Caching in Fabric data warehousing

Applies to: SQL analytics endpoint and Warehouse in Microsoft Fabric

Retrieving data from the data lake is crucial input/output (IO) operation with substantial implications for query performance. In Microsoft Fabric, Synapse Data Warehouse employs refined access patterns to enhance data reads from storage and elevate query execution speed. Additionally, it intelligently minimizes the need for remote storage reads by leveraging local caches.

Caching is a technique that improves the performance of data processing applications by reducing the IO operations. Caching stores frequently accessed data and metadata in a faster storage layer, such as local memory or local SSD disk, so that subsequent requests can be served more quickly, directly from the cache. If a particular set of data has been previously accessed by a query, any subsequent queries will retrieve that data directly from the in-memory cache. This approach significantly diminishes IO latency, as local memory operations are notably faster compared to fetching data from remote storage.

Caching is fully transparent to the user. Irrespective of the origin, whether it be a warehouse table, a OneLake shortcut, or even OneLake shortcut that references to non-Azure services, the query caches all the data it accesses.

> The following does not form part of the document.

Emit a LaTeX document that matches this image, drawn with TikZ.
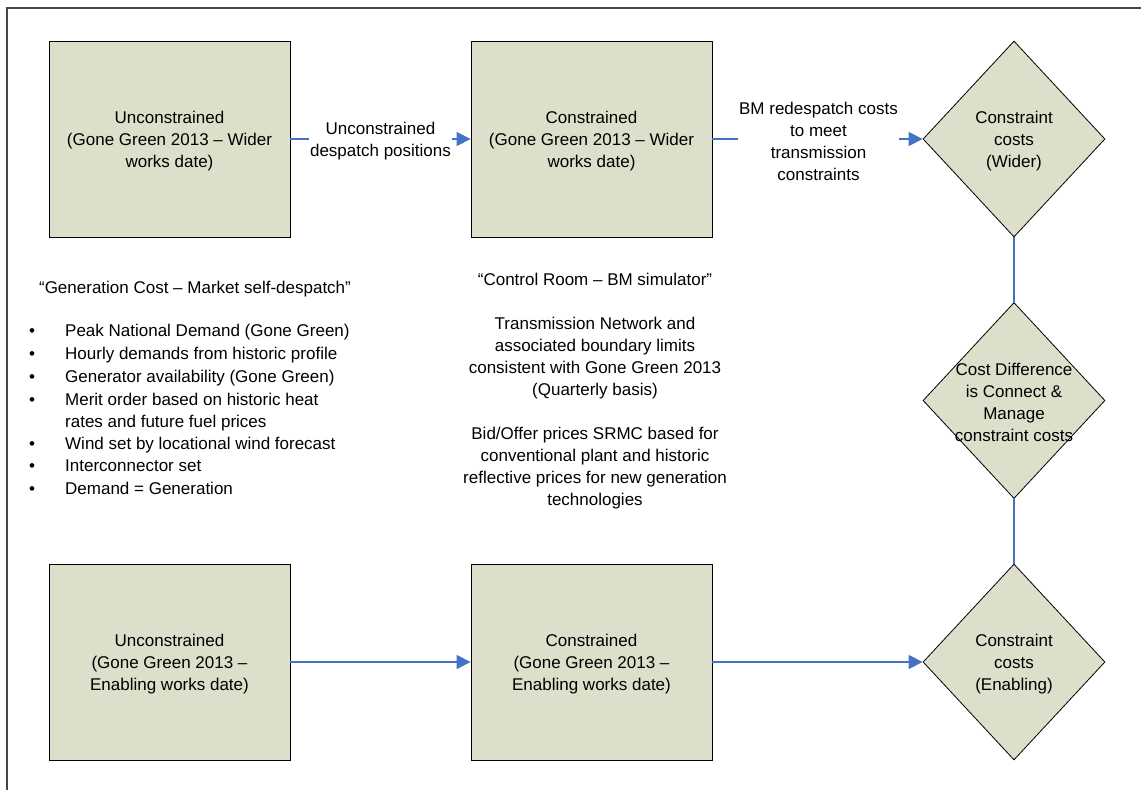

There are two types of caches that are described later in this article:

  • In-memory cache
  • Disk cache

In-memory cache

As the query accesses and retrieves data from storage, it performs a transformation process that transcodes the data from its original file-based format into highly optimized structures in in-memory cache.

Diagram displaying how the in-memory cache is populated.

Data in cache is organized in a compressed columnar format optimized for analytical queries. Each column of data is stored together, separate from the others, allowing for better compression since similar data values are stored together, leading to reduced memory footprint. When queries need to perform operations on a specific column like aggregates or filtering, the engine can work more efficiently since it doesn't have to process unnecessary data from other columns.

Additionally, this columnar storage is also conducive to parallel processing, which can significantly speed up query execution for large datasets. The engine can perform operations on multiple columns simultaneously, taking advantage of modern multi-core processors.

This approach is especially beneficial for analytical workloads where queries involve scanning large amounts of data to perform aggregations, filtering, and other data manipulations.

Disk cache

Certain datasets are too large to be accommodated within an in-memory cache. To sustain rapid query performance for these datasets, Warehouse utilizes disk space as a complementary extension to the in-memory cache. Any information that is loaded into the in-memory cache is also serialized to the SSD cache.

Diagram displaying how in-memory and SSD cache are populated.

Given that the in-memory cache has a smaller capacity compared to the SSD cache, data that is removed from the in-memory cache remains within the SSD cache for an extended period. When subsequent query requests this data, it is retrieved from the SSD cache into the in-memory cache at a significantly quicker rate than if fetched from remote storage, ultimately providing you with more consistent query performance.

Diagram displaying how in-memory cache is populated from SSD cache.

Cache management

Caching remains consistently active and operates seamlessly in the background, requiring no intervention on your part. Disabling caching is not needed, as doing so would inevitably lead to a noticeable deterioration in query performance.

The caching mechanism is orchestrated and upheld by the Microsoft Fabric itself, and it doesn't offer users the capability to manually clear the cache.

Full cache transactional consistency ensures that any modifications to the data in storage, such as through Data Manipulation Language (DML) operations, after it has been initially loaded into the in-memory cache, will result in consistent data.

When the cache reaches its capacity threshold and fresh data is being read for the first time, objects that have remained unused for the longest duration will be removed from the cache. This process is enacted to create space for the influx of new data and maintain an optimal cache utilization strategy.